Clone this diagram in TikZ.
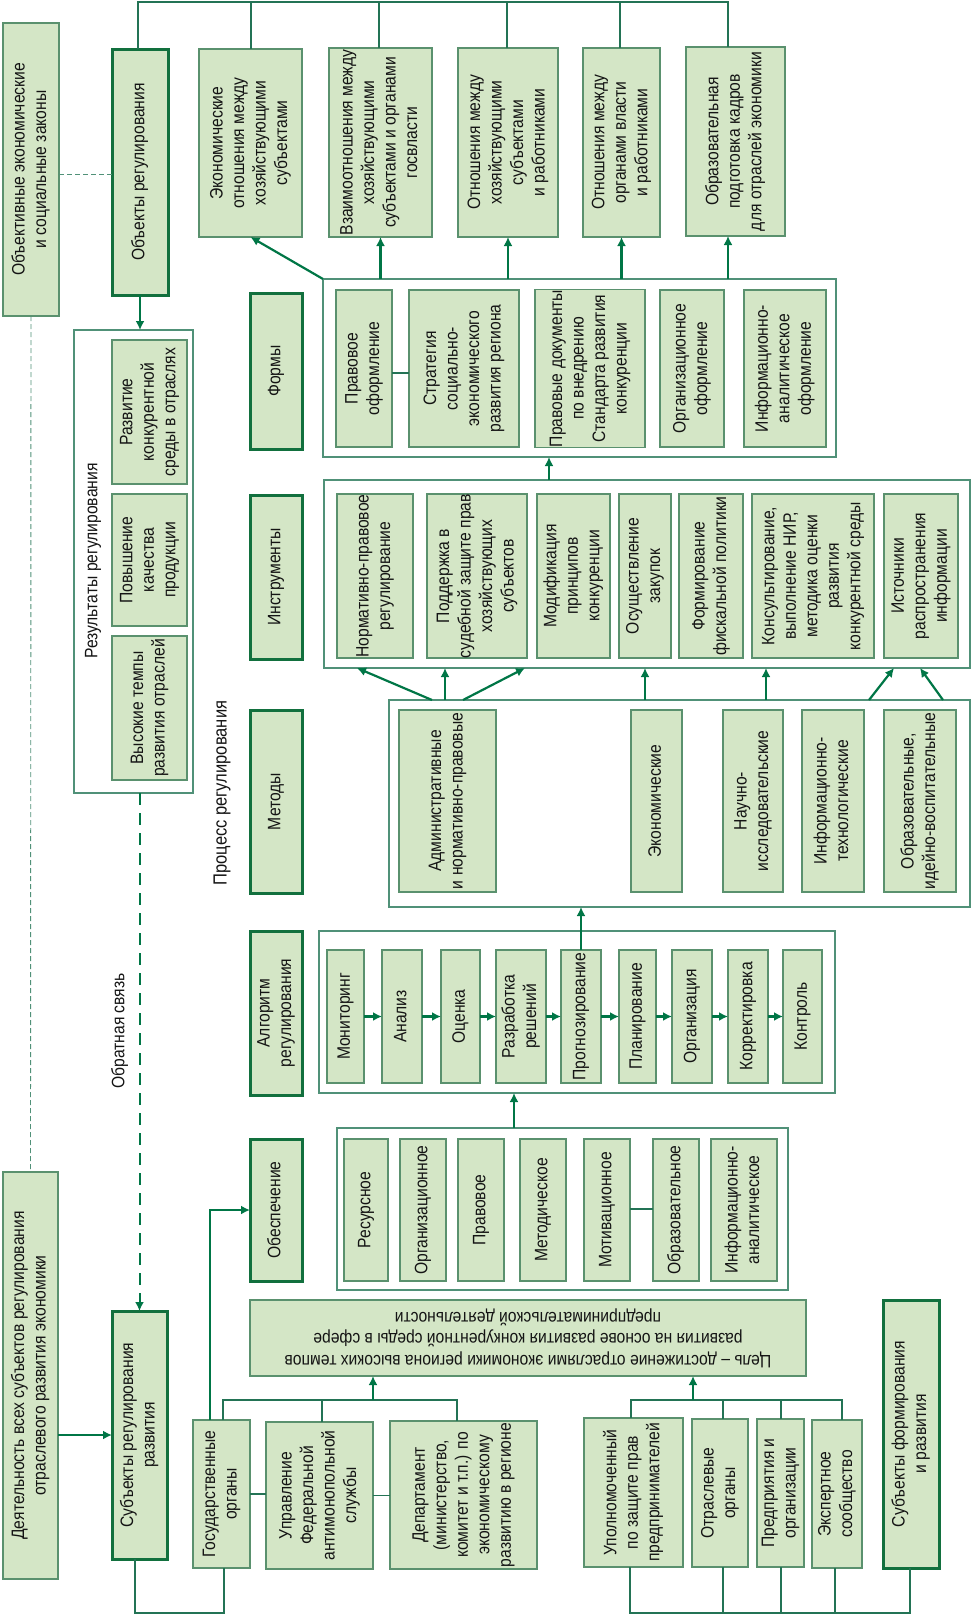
\documentclass[tikz,border=0pt]{standalone}
\usepackage{fontspec}
\setmainfont{Liberation Sans}[FakeStretch=0.87]
\usepackage{graphicx}
\usetikzlibrary{arrows.meta}
\definecolor{fl}{RGB}{212,230,198}
\definecolor{bd}{RGB}{90,145,110}
\definecolor{dk}{RGB}{18,112,62}
\definecolor{ac}{RGB}{0,118,70}
\definecolor{cb}{RGB}{80,145,120}
\definecolor{ln}{RGB}{35,115,85}
\definecolor{tx}{RGB}{20,20,20}
\newcommand\R[1]{\rotatebox{90}{\begin{tabular}{@{}c@{}}#1\end{tabular}}}
\newcommand\bx[7]{\node[#1,minimum width={(#5)-(#3)},minimum height={(#6)-(#4)}] (#2) at ({((#3)+(#5))/2},{((#4)+(#6))/2}) {#7};}
\begin{document}
\begin{tikzpicture}[x=1pt,y=-1pt,
  every node/.style={font=\fontsize{18}{21.5}\selectfont, text=tx, inner sep=0pt, outer sep=0pt},
  box/.style={draw=bd, fill=fl, line width=1.1pt},
  hbox/.style={draw=dk, fill=fl, line width=3pt},
  cont/.style={draw=cb, fill=white, line width=1.4pt},
  lbl/.style={},
  ln/.style={draw=ln, line width=1.5pt},
  arr/.style={draw=ac, line width=2.2pt, -{Latex[length=9pt,width=9pt]}},
  fbarr/.style={draw=ac, line width=2pt, dash pattern=on 12pt off 8pt, -{Latex[length=9pt,width=9pt]}},
  tdash/.style={draw=cb, line width=0.9pt, dash pattern=on 5pt off 3pt}]
\useasboundingbox (0,0) rectangle (971,1615);

% containers
\bx{cont}{res}{74}{330}{193}{793}{}
\bx{cont}{fc}{323}{279}{836}{457}{}
\bx{cont}{ic}{324}{480}{970}{668}{}
\bx{cont}{mc}{389}{700}{970}{907}{}
\bx{cont}{ac}{319}{931}{835}{1093}{}
\bx{cont}{sc}{337}{1128}{788}{1290}{}

% left column
\bx{box}{law}{3}{23}{59}{316}{\R{Объективные экономические\\и социальные законы}}
\bx{box}{act}{3}{1172}{58}{1579}{\R{Деятельность всех субъектов регулирования\\отраслевого развития экономики}}
\bx{hbox}{obj}{112}{49}{168}{295}{\R{Объекты регулирования}}
\bx{hbox}{subj}{112}{1311}{167}{1559}{\R{Субъекты регулирования\\развития}}
\node[lbl] (resl) at (93,561) {\R{Результаты регулирования}};
\bx{box}{r1}{112}{340}{187}{484}{\R{Развитие\\конкурентной\\среды в отраслях}}
\bx{box}{r2}{112}{494}{187}{626}{\R{Повышение\\качества\\продукции}}
\bx{box}{r3}{112}{636}{187}{780}{\R{Высокие темпы\\развития отраслей}}
\node[lbl] (fbl) at (120,1031) {\R{Обратная связь}};
\node[lbl,font=\fontsize{19}{23}\selectfont] (procl) at (222,793) {\R{Процесс регулирования}};

% headings
\bx{hbox}{hf}{250}{293}{302}{449}{\R{Формы}}
\bx{hbox}{hi}{250}{495}{302}{659}{\R{Инструменты}}
\bx{hbox}{hm}{250}{710}{302}{893}{\R{Методы}}
\bx{hbox}{ha}{250}{931}{302}{1095}{\R{Алгоритм\\регулирования}}
\bx{hbox}{ho}{250}{1139}{302}{1281}{\R{Обеспечение}}

% objects
\bx{box}{o1}{199}{49}{302}{237}{\R{Экономические\\отношения между\\хозяйствующими\\субъектами}}
\bx{box}{o2}{329}{48}{432}{237}{\R{Взаимоотношения между\\хозяйствующими\\субъектами и органами\\госвласти}}
\bx{box}{o3}{458}{48}{558}{237}{\R{Отношения между\\хозяйствующими\\субъектами\\и работниками}}
\bx{box}{o4}{583}{48}{660}{237}{\R{Отношения между\\органами власти\\и работниками}}
\bx{box}{o5}{686}{47}{785}{236}{\R{Образовательная\\подготовка кадров\\для отраслей экономики}}

% forms
\bx{box}{f1}{336}{290}{392}{447}{\R{Правовое\\оформление}}
\bx{box}{f2}{409}{290}{519}{447}{\R{Стратегия\\социально-\\экономического\\развития региона}}
\bx{box}{f3}{535}{290}{645}{447}{\R{Правовые документы\\по внедрению\\Стандарта развития\\конкуренции}}
\bx{box}{f4}{660}{290}{724}{447}{\R{Организационное\\оформление}}
\bx{box}{f5}{744}{290}{826}{447}{\R{Информационно-\\аналитическое\\оформление}}

% instruments
\bx{box}{i1}{337}{494}{413}{658}{\R{Нормативно-правовое\\регулирование}}
\bx{box}{i2}{427}{494}{527}{658}{\R{Поддержка в\\судебной защите прав\\хозяйствующих\\субъектов}}
\bx{box}{i3}{537}{494}{610}{658}{\R{Модификация\\принципов\\конкуренции}}
\bx{box}{i4}{619}{494}{671}{658}{\R{Осуществление\\закупок}}
\bx{box}{i5}{679}{494}{743}{658}{\R{Формирование\\фискальной политики}}
\bx{box}{i6}{752}{494}{874}{658}{\R{Консультирование,\\выполнение НИР,\\методика оценки\\развития\\конкурентной среды}}
\bx{box}{i7}{884}{494}{958}{658}{\R{Источники\\распространения\\информации}}

% methods
\bx{box}{m1}{399}{710}{496}{892}{\R{Административные\\и нормативно-правовые}}
\bx{box}{m2}{631}{710}{682}{892}{\R{Экономические}}
\bx{box}{m3}{723}{710}{783}{892}{\R{Научно-\\исследовательские}}
\bx{box}{m4}{802}{710}{864}{892}{\R{Информационно-\\технологические}}
\bx{box}{m5}{884}{710}{956}{892}{\R{Образовательные,\\идейно-воспитательные}}

% algorithm
\bx{box}{a1}{327}{950}{364}{1083}{\R{Мониторинг}}
\bx{box}{a2}{382}{950}{422}{1083}{\R{Анализ}}
\bx{box}{a3}{441}{950}{480}{1083}{\R{Оценка}}
\bx{box}{a4}{496}{950}{546}{1083}{\R{Разработка\\решений}}
\bx{box}{a5}{561}{950}{601}{1083}{\R{Прогнозирование}}
\bx{box}{a6}{619}{950}{656}{1083}{\R{Планирование}}
\bx{box}{a7}{672}{950}{712}{1083}{\R{Организация}}
\bx{box}{a8}{728}{950}{768}{1083}{\R{Корректировка}}
\bx{box}{a9}{783}{950}{822}{1083}{\R{Контроль}}

% support
\bx{box}{s1}{344}{1139}{388}{1281}{\R{Ресурсное}}
\bx{box}{s2}{400}{1139}{446}{1281}{\R{Организационное}}
\bx{box}{s3}{458}{1139}{504}{1281}{\R{Правовое}}
\bx{box}{s4}{520}{1139}{566}{1281}{\R{Методическое}}
\bx{box}{s5}{584}{1139}{630}{1281}{\R{Мотивационное}}
\bx{box}{s6}{653}{1139}{699}{1281}{\R{Образовательное}}
\bx{box}{s7}{711}{1139}{777}{1281}{\R{Информационно-\\аналитическое}}

% goal
\bx{box}{g}{250}{1300}{806}{1376}{\rotatebox{180}{\begin{tabular}{@{}c@{}}Цель – достижение отраслями экономики региона высоких темпов\\развития на основе развития конкурентной среды в сфере\\предпринимательской деятельности\end{tabular}}}

% bottom subjects
\bx{box}{b1}{193}{1420}{250}{1568}{\R{Государственные\\органы}}
\bx{box}{b2}{266}{1422}{373}{1569}{\R{Управление\\Федеральной\\антимонопольной\\службы}}
\bx{box}{b3}{390}{1421}{537}{1569}{\R{Департамент\\(министерство,\\комитет и т.п.) по\\экономическому\\развитию в регионе}}
\bx{box}{c1}{584}{1418}{683}{1567}{\R{Уполномоченный\\по защите прав\\предпринимателей}}
\bx{box}{c2}{692}{1419}{748}{1567}{\R{Отраслевые\\органы}}
\bx{box}{c3}{757}{1419}{804}{1567}{\R{Предприятия и\\организации}}
\bx{box}{c4}{812}{1420}{862}{1568}{\R{Экспертное\\сообщество}}
\bx{hbox}{sf}{883}{1300}{939}{1568}{\R{Субъекты формирования\\и развития}}

% ---- connectors ----
\draw[ln] (obj.north -| 138,0) |- (728,2) -- (o5.north -| 728,0);
\foreach \n/\xx in {o1/251,o2/379,o3/507,o4/620}{\draw[ln] (\n.north -| \xx,0) -- (\xx,2);}
\draw[arr] (obj.south) -- (obj.south |- res.north);
\draw[tdash] (law.east |- 0,174) -- (obj.west |- 0,174);
\draw[tdash] (law.south) -- (act.north);
\draw[fbarr] (res.south -| subj.north) -- (subj.north);
\draw[arr] (act.east |- subj.west) -- (subj.west);
\draw[ln] (subj.south -| 135,0) -- (135,1613) -| (b1.south -| 224,0);
\draw[arr] (b1.north -| 210,0) |- (ho.west);
\draw[ln] (b1.east) -- (b1.east -| b2.west);
\draw[ln] (b2.east) -- (b2.east -| b3.west);
% left tree
\draw[ln] (b1.north -| 223,0) -- (223,1400) -- (457,1400) -- (b3.north -| 457,0);
\draw[ln] (b2.north -| 322,0) -- (322,1400);
\draw[arr] (373,1400) -- (g.south -| 373,0);
% right tree
\draw[ln] (c1.north -| 631,0) -- (631,1400) -- (842,1400) -- (c4.north -| 842,0);
\draw[ln] (c2.north -| 723,0) -- (723,1400);
\draw[ln] (c3.north -| 781,0) -- (781,1400);
\draw[arr] (693,1400) -- (g.south -| 693,0);
% bottom right line
\draw[ln] (c1.south -| 630,0) -- (630,1613) -- (910,1613) -- (sf.south -| 910,0);
\draw[ln] (c2.south -| 723,0) -- (723,1613);
\draw[ln] (c3.south -| 781,0) -- (781,1613);
\draw[ln] (c4.south -| 835,0) -- (835,1613);
% small links
\draw[ln] (f1.east |- 0,373) -- (f2.west |- 0,373);
\draw[ln] (s5.east |- 0,1209) -- (s6.west |- 0,1209);
% forms to objects
\draw[arr] (fc.north -| o2.south) -- (o2.south);
\draw[arr] (fc.north -| o3.south) -- (o3.south);
\draw[arr] (fc.north -| o4.south) -- (o4.south);
\draw[arr] (fc.north -| 728,0) -- (o5.south -| 728,0);
\draw[arr] (fc.north west) -- (o1.south);
% instruments to forms
\draw[arr] (ic.north -| 549,0) -- (fc.south -| 549,0);
% methods to instruments
\draw[arr] (mc.north -| 432,0) -- (ic.south -| 357,0);
\draw[arr] (mc.north -| 445,0) -- (ic.south -| 445,0);
\draw[arr] (mc.north -| 463,0) -- (ic.south -| 525,0);
\draw[arr] (mc.north -| 645,0) -- (ic.south -| 645,0);
\draw[arr] (mc.north -| 766,0) -- (ic.south -| 766,0);
\draw[arr] (mc.north -| 869,0) -- (ic.south -| 894,0);
\draw[arr] (mc.north -| 943,0) -- (ic.south -| 920,0);
% algorithm
\draw[arr] (a5.north) -- (a5.north |- mc.south);
\foreach \p/\q in {a1/a2,a2/a3,a3/a4,a4/a5,a5/a6,a6/a7,a7/a8,a8/a9}{\draw[arr] (\p.east) -- (\q.west);}
\draw[arr] (sc.north -| 514,0) -- (ac.south -| 514,0);
\end{tikzpicture}
\end{document}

● ● ● ●

-- Short task --
Could the lines from the top of the material through the line with "(procl) at (222,793)" be repeated exactly, pictures left out?

-- Finished task --
Clone this diagram in TikZ.
\documentclass[tikz,border=0pt]{standalone}
\usepackage{fontspec}
\setmainfont{Liberation Sans}[FakeStretch=0.87]
\usepackage{graphicx}
\usetikzlibrary{arrows.meta}
\definecolor{fl}{RGB}{212,230,198}
\definecolor{bd}{RGB}{90,145,110}
\definecolor{dk}{RGB}{18,112,62}
\definecolor{ac}{RGB}{0,118,70}
\definecolor{cb}{RGB}{80,145,120}
\definecolor{ln}{RGB}{35,115,85}
\definecolor{tx}{RGB}{20,20,20}
\newcommand\R[1]{\rotatebox{90}{\begin{tabular}{@{}c@{}}#1\end{tabular}}}
\newcommand\bx[7]{\node[#1,minimum width={(#5)-(#3)},minimum height={(#6)-(#4)}] (#2) at ({((#3)+(#5))/2},{((#4)+(#6))/2}) {#7};}
\begin{document}
\begin{tikzpicture}[x=1pt,y=-1pt,
  every node/.style={font=\fontsize{18}{21.5}\selectfont, text=tx, inner sep=0pt, outer sep=0pt},
  box/.style={draw=bd, fill=fl, line width=1.1pt},
  hbox/.style={draw=dk, fill=fl, line width=3pt},
  cont/.style={draw=cb, fill=white, line width=1.4pt},
  lbl/.style={},
  ln/.style={draw=ln, line width=1.5pt},
  arr/.style={draw=ac, line width=2.2pt, -{Latex[length=9pt,width=9pt]}},
  fbarr/.style={draw=ac, line width=2pt, dash pattern=on 12pt off 8pt, -{Latex[length=9pt,width=9pt]}},
  tdash/.style={draw=cb, line width=0.9pt, dash pattern=on 5pt off 3pt}]
\useasboundingbox (0,0) rectangle (971,1615);

% containers
\bx{cont}{res}{74}{330}{193}{793}{}
\bx{cont}{fc}{323}{279}{836}{457}{}
\bx{cont}{ic}{324}{480}{970}{668}{}
\bx{cont}{mc}{389}{700}{970}{907}{}
\bx{cont}{ac}{319}{931}{835}{1093}{}
\bx{cont}{sc}{337}{1128}{788}{1290}{}

% left column
\bx{box}{law}{3}{23}{59}{316}{\R{Объективные экономические\\и социальные законы}}
\bx{box}{act}{3}{1172}{58}{1579}{\R{Деятельность всех субъектов регулирования\\отраслевого развития экономики}}
\bx{hbox}{obj}{112}{49}{168}{295}{\R{Объекты регулирования}}
\bx{hbox}{subj}{112}{1311}{167}{1559}{\R{Субъекты регулирования\\развития}}
\node[lbl] (resl) at (93,561) {\R{Результаты регулирования}};
\bx{box}{r1}{112}{340}{187}{484}{\R{Развитие\\конкурентной\\среды в отраслях}}
\bx{box}{r2}{112}{494}{187}{626}{\R{Повышение\\качества\\продукции}}
\bx{box}{r3}{112}{636}{187}{780}{\R{Высокие темпы\\развития отраслей}}
\node[lbl] (fbl) at (120,1031) {\R{Обратная связь}};
\node[lbl,font=\fontsize{19}{23}\selectfont] (procl) at (222,793) {\R{Процесс регулирования}};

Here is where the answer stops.